*JOB*.
Your copy should hold exactly the lines from the one containing "Emit a component" to the one containing "const L = 55, R = 583, T = 28, B = 336;", inclusive, with no pictures.

*DATA LINES*.
--------
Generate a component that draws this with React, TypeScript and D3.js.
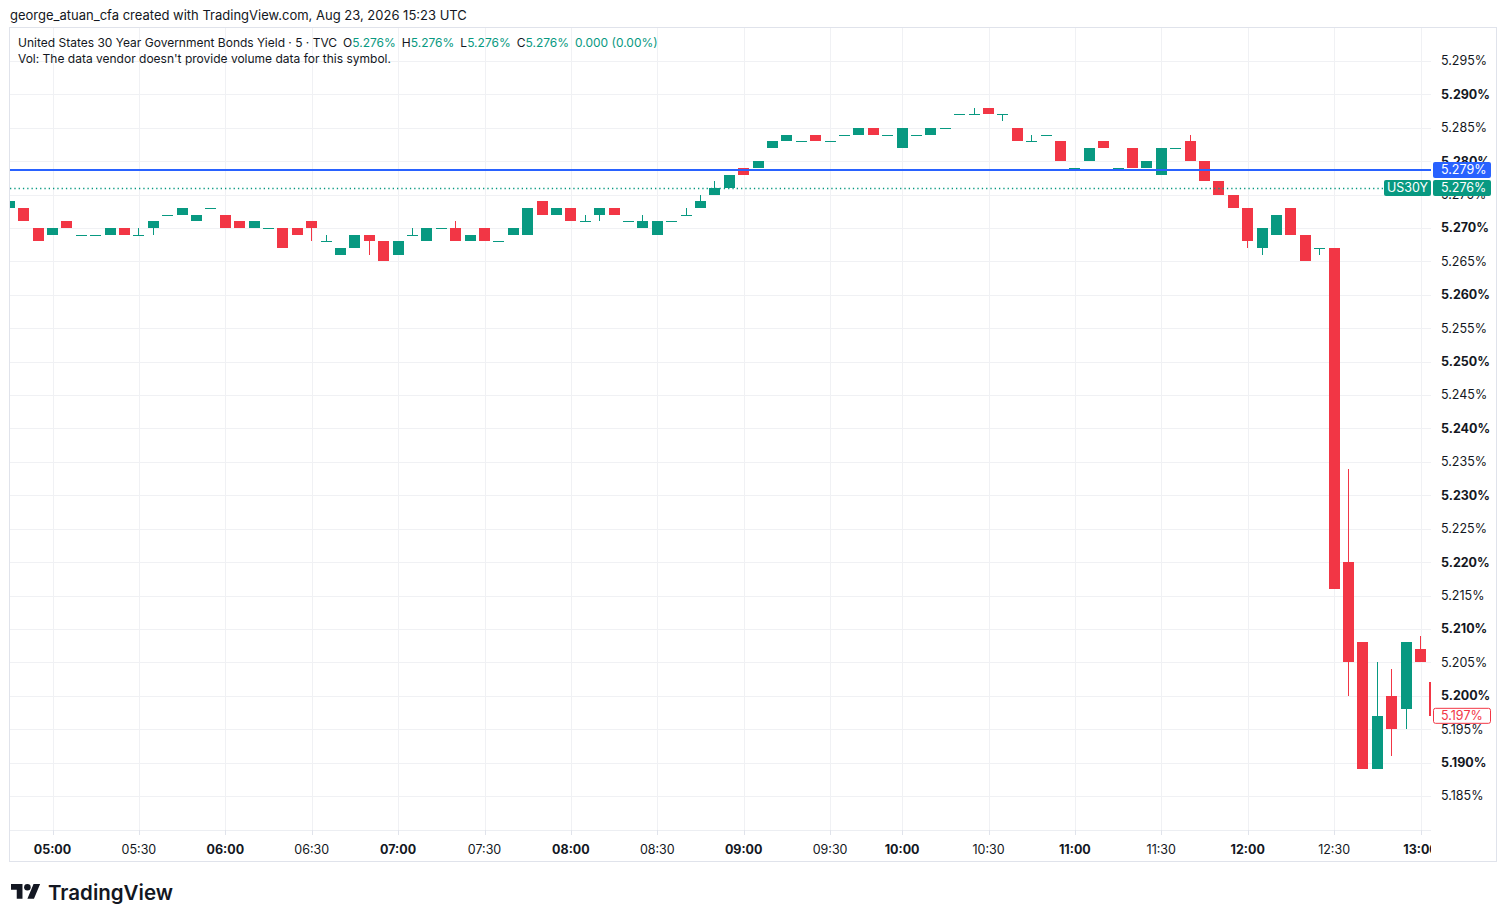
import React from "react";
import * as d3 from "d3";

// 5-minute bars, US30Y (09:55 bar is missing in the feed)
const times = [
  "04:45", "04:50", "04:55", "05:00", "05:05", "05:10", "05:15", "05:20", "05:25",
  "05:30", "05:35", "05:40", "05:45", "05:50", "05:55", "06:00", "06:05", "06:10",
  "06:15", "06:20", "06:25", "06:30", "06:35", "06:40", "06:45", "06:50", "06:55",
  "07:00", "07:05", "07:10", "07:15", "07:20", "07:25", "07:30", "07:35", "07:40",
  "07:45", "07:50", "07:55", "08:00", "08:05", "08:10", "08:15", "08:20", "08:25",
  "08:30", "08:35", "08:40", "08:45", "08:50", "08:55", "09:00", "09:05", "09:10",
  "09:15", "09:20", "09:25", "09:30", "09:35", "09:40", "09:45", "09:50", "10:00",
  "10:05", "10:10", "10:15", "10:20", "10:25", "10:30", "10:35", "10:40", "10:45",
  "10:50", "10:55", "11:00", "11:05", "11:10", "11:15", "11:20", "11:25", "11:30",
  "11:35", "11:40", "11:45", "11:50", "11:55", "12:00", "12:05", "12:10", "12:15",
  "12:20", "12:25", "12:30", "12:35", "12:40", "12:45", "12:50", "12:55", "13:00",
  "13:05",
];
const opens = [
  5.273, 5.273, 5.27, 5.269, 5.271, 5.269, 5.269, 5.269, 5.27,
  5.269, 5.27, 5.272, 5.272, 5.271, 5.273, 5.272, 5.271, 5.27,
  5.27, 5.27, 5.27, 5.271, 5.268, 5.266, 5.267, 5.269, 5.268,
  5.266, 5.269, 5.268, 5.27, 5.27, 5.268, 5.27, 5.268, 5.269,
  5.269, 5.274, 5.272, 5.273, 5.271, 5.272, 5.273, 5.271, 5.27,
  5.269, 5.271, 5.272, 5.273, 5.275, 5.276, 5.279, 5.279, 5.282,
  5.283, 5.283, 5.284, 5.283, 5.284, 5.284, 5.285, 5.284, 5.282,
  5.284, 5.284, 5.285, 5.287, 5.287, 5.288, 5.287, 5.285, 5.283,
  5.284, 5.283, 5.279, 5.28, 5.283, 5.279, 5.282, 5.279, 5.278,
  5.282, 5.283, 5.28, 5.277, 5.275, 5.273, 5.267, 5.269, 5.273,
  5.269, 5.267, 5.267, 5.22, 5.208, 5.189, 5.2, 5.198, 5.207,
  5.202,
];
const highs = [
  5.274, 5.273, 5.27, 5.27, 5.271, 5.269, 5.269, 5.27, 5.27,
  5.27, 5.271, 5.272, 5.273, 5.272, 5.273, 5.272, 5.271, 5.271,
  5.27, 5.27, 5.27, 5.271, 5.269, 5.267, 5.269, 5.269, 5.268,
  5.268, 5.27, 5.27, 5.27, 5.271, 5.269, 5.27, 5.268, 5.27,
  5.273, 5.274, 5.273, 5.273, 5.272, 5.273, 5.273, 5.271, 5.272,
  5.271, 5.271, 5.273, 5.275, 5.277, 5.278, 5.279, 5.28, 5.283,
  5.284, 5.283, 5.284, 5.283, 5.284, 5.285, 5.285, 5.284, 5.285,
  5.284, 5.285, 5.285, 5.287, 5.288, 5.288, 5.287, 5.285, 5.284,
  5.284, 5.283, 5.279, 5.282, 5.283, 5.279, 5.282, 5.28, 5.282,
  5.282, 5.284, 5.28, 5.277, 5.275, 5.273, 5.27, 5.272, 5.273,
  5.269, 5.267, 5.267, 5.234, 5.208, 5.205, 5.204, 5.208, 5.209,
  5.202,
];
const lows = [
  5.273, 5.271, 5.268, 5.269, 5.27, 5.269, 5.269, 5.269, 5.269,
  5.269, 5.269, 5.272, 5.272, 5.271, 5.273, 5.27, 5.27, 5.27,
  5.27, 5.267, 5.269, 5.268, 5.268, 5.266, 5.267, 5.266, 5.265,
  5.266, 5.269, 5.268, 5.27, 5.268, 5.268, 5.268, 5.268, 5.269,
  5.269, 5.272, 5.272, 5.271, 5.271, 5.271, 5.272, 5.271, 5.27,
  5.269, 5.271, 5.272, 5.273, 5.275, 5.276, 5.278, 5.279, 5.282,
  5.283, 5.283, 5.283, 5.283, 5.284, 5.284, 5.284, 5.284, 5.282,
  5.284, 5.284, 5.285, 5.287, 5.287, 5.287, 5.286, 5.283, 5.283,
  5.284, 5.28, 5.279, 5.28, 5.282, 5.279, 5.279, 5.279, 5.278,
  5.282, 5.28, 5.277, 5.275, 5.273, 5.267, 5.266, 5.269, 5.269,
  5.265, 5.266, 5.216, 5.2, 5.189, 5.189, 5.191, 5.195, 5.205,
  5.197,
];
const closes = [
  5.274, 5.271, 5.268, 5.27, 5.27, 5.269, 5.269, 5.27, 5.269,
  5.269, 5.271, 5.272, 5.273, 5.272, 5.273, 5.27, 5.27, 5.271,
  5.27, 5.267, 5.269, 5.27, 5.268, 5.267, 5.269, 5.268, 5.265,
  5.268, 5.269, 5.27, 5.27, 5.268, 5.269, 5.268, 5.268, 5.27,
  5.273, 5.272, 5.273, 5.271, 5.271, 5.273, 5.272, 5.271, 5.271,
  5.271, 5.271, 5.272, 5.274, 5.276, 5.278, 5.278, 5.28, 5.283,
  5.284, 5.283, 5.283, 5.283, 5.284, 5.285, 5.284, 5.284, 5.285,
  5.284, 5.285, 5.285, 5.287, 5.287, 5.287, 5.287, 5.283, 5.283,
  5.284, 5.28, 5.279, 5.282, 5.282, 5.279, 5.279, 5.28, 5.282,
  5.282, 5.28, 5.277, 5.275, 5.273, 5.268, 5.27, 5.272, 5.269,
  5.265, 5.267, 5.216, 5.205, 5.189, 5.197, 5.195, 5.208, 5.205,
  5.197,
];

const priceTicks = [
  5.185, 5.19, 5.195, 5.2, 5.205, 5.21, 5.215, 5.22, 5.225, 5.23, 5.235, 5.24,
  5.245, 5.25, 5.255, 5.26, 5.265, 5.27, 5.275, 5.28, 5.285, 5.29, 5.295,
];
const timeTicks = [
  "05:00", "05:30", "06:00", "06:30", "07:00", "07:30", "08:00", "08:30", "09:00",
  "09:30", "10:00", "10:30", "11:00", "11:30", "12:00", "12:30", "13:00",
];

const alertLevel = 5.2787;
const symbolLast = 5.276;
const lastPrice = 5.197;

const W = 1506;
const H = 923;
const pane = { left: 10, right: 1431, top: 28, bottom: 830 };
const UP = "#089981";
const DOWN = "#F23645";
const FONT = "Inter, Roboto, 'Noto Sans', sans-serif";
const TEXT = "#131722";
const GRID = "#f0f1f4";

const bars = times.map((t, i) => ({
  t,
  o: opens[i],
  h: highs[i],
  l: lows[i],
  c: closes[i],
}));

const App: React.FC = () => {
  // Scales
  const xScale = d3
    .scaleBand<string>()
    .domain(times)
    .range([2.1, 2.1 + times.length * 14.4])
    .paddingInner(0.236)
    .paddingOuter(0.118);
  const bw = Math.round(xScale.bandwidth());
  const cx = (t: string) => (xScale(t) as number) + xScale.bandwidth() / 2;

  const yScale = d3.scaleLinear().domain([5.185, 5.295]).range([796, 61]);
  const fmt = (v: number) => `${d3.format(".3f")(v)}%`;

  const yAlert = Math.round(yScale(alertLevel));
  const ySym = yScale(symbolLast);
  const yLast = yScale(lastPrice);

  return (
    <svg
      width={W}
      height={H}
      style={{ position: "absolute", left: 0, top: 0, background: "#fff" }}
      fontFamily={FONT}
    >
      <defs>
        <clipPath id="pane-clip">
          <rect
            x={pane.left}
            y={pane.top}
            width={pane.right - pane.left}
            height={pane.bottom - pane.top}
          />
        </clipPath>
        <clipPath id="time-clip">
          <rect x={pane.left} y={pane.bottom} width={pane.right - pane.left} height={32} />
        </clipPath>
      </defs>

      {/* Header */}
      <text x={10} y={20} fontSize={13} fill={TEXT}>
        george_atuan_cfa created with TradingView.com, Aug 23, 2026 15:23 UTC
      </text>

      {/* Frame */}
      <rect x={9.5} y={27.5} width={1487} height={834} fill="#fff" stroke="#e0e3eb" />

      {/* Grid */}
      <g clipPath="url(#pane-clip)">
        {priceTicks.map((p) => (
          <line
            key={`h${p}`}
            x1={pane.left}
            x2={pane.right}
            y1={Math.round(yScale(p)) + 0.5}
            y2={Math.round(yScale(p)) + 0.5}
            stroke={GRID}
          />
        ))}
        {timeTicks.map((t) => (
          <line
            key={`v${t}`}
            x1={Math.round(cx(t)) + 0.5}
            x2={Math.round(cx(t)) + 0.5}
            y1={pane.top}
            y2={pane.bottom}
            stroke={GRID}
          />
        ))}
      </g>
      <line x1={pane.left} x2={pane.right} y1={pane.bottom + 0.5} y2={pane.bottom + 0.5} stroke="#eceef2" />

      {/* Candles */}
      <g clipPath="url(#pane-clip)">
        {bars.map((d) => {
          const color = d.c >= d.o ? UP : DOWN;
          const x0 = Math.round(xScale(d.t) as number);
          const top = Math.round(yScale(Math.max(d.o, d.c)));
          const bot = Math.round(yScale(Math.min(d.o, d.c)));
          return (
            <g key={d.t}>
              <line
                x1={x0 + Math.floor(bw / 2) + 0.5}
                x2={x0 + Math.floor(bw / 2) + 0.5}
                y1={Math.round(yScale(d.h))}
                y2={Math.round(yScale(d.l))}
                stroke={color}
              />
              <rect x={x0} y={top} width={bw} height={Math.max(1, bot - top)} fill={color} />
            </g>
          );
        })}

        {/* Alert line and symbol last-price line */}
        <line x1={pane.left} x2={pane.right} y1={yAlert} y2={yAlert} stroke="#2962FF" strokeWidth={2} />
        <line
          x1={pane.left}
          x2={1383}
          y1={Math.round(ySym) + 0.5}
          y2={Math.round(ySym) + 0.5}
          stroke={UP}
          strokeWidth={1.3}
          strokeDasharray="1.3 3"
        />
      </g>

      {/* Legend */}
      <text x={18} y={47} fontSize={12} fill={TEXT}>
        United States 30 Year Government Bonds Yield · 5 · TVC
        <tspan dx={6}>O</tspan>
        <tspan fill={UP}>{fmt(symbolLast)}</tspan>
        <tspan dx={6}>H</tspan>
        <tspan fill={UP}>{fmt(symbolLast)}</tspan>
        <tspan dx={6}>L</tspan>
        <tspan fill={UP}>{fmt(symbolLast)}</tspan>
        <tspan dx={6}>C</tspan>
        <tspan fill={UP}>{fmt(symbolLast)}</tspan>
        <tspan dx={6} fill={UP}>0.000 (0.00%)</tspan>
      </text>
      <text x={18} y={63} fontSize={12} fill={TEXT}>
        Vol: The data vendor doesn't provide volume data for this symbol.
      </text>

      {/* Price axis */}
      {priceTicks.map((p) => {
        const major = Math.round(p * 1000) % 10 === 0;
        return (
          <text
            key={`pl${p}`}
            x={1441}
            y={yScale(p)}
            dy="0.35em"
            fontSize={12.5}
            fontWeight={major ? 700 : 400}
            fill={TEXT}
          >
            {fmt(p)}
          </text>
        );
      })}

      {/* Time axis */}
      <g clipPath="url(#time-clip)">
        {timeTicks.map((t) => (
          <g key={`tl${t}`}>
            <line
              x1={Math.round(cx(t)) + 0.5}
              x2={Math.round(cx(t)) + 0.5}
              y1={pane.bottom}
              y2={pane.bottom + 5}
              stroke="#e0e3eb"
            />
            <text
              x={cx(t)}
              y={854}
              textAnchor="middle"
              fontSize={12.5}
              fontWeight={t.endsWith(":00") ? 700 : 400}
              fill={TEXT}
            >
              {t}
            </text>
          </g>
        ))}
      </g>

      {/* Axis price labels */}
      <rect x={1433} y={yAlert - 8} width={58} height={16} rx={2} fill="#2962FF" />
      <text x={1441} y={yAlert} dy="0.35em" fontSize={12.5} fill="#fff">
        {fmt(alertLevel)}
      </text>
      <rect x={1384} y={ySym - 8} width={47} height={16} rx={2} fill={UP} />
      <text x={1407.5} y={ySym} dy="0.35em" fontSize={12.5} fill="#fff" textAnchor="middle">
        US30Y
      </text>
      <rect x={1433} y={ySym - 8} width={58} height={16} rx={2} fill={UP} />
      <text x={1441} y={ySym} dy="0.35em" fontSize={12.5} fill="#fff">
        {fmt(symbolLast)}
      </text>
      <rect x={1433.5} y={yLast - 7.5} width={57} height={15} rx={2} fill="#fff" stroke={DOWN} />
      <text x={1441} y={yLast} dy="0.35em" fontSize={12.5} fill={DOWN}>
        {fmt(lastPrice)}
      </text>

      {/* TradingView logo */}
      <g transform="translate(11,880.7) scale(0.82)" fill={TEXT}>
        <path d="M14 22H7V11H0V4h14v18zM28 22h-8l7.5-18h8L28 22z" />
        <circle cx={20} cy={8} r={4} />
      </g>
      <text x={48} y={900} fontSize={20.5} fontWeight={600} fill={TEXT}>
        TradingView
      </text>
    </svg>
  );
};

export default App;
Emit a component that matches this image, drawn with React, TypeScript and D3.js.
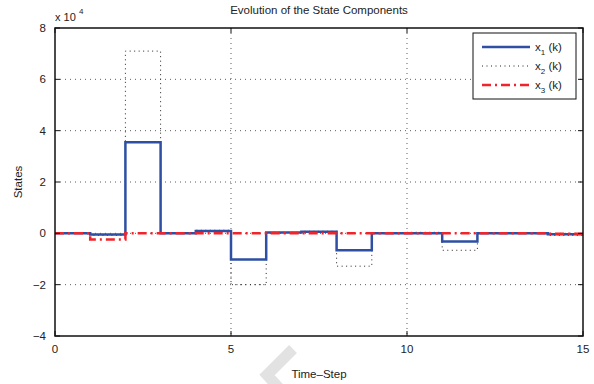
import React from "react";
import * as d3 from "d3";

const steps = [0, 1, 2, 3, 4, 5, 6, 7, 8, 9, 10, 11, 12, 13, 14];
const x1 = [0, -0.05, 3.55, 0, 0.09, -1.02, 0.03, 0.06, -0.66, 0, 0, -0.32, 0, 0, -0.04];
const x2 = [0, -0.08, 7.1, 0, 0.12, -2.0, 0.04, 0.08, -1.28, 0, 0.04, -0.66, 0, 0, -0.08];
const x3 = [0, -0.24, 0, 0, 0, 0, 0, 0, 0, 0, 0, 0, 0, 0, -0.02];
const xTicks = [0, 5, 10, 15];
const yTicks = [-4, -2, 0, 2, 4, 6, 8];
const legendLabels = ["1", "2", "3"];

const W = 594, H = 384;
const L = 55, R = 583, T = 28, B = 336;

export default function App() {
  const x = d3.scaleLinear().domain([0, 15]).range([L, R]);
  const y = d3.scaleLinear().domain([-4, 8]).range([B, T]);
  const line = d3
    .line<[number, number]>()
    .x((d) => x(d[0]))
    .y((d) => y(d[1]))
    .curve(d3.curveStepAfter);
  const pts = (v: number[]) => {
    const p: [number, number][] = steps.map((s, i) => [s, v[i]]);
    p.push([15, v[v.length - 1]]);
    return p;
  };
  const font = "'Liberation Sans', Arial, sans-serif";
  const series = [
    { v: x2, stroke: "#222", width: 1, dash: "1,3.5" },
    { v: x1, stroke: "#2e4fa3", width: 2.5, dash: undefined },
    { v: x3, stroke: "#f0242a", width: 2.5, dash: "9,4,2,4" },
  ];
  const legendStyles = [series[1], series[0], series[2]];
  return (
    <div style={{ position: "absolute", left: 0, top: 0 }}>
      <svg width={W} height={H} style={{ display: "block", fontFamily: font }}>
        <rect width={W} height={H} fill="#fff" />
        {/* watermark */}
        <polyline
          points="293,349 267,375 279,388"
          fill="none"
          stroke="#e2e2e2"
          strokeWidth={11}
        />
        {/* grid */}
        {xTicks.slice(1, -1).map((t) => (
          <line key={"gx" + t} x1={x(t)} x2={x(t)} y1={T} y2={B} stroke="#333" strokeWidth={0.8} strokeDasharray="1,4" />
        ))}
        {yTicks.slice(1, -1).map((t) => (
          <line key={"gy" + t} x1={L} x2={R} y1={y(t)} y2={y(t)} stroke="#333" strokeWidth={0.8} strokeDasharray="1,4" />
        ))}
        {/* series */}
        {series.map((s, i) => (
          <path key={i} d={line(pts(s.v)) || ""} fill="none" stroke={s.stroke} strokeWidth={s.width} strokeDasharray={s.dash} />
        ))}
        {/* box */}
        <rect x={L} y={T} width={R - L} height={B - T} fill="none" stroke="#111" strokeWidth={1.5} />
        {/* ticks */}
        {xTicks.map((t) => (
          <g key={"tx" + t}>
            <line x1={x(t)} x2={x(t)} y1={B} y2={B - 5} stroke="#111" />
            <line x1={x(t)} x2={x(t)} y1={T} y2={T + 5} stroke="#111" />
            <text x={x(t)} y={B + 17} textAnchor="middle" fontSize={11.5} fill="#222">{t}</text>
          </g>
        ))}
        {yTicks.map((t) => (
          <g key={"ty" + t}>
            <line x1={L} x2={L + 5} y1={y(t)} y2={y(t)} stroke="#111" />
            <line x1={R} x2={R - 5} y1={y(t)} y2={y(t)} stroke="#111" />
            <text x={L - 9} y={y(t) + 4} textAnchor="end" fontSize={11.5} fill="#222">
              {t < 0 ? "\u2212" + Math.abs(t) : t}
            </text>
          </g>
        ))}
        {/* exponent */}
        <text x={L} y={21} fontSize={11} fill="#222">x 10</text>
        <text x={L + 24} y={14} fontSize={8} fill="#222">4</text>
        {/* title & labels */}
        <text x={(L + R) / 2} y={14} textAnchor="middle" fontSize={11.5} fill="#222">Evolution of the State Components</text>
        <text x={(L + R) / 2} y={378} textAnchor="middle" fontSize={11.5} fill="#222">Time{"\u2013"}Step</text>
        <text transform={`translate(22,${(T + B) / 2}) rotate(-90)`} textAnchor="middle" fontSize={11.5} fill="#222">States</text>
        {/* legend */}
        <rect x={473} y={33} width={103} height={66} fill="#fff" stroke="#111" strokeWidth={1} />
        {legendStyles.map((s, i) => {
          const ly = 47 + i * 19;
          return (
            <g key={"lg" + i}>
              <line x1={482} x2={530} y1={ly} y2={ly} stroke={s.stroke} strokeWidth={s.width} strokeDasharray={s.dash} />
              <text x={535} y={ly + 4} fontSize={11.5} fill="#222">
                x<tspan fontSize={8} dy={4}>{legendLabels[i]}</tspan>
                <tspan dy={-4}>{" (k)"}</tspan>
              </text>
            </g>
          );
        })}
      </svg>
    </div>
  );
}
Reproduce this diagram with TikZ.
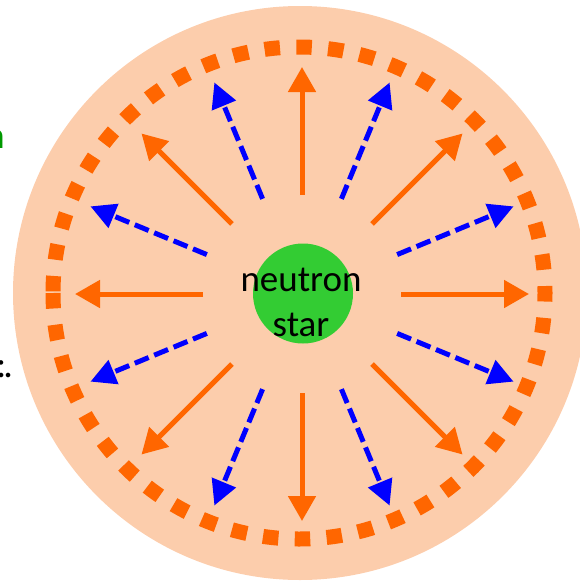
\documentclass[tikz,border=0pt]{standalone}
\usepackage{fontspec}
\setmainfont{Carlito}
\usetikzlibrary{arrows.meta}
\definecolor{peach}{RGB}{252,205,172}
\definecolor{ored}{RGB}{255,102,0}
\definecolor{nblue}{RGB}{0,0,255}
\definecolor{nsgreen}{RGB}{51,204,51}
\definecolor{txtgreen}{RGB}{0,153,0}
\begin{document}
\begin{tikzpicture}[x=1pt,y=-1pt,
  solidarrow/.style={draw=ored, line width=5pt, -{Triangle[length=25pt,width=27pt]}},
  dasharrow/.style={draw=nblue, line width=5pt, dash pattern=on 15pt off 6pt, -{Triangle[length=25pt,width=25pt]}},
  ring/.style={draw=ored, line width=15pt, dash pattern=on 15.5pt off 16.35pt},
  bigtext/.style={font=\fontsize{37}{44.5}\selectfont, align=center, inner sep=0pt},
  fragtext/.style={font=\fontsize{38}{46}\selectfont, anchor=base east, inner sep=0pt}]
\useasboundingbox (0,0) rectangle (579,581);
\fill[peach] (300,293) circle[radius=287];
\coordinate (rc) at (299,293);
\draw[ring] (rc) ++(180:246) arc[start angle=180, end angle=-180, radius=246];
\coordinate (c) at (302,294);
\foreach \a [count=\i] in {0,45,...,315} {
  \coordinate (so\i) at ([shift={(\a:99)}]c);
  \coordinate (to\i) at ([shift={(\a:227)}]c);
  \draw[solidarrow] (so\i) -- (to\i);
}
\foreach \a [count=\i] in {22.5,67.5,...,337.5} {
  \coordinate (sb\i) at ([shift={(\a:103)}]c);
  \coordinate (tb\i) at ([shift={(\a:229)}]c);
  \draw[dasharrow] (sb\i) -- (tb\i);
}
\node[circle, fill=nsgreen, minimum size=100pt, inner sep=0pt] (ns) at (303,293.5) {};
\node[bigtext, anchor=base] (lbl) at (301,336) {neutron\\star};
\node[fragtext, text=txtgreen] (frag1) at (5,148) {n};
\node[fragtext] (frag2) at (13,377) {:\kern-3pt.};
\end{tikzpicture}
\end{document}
--------
*EXERCISE OUTPUT*.
Emit a component that matches this image, drawn with React, TypeScript and D3.js.
import React from "react";
import * as d3 from "d3";

const steps = [0, 1, 2, 3, 4, 5, 6, 7, 8, 9, 10, 11, 12, 13, 14];
const x1 = [0, -0.05, 3.55, 0, 0.09, -1.02, 0.03, 0.06, -0.66, 0, 0, -0.32, 0, 0, -0.04];
const x2 = [0, -0.08, 7.1, 0, 0.12, -2.0, 0.04, 0.08, -1.28, 0, 0.04, -0.66, 0, 0, -0.08];
const x3 = [0, -0.24, 0, 0, 0, 0, 0, 0, 0, 0, 0, 0, 0, 0, -0.02];
const xTicks = [0, 5, 10, 15];
const yTicks = [-4, -2, 0, 2, 4, 6, 8];
const legendLabels = ["1", "2", "3"];

const W = 594, H = 384;
const L = 55, R = 583, T = 28, B = 336;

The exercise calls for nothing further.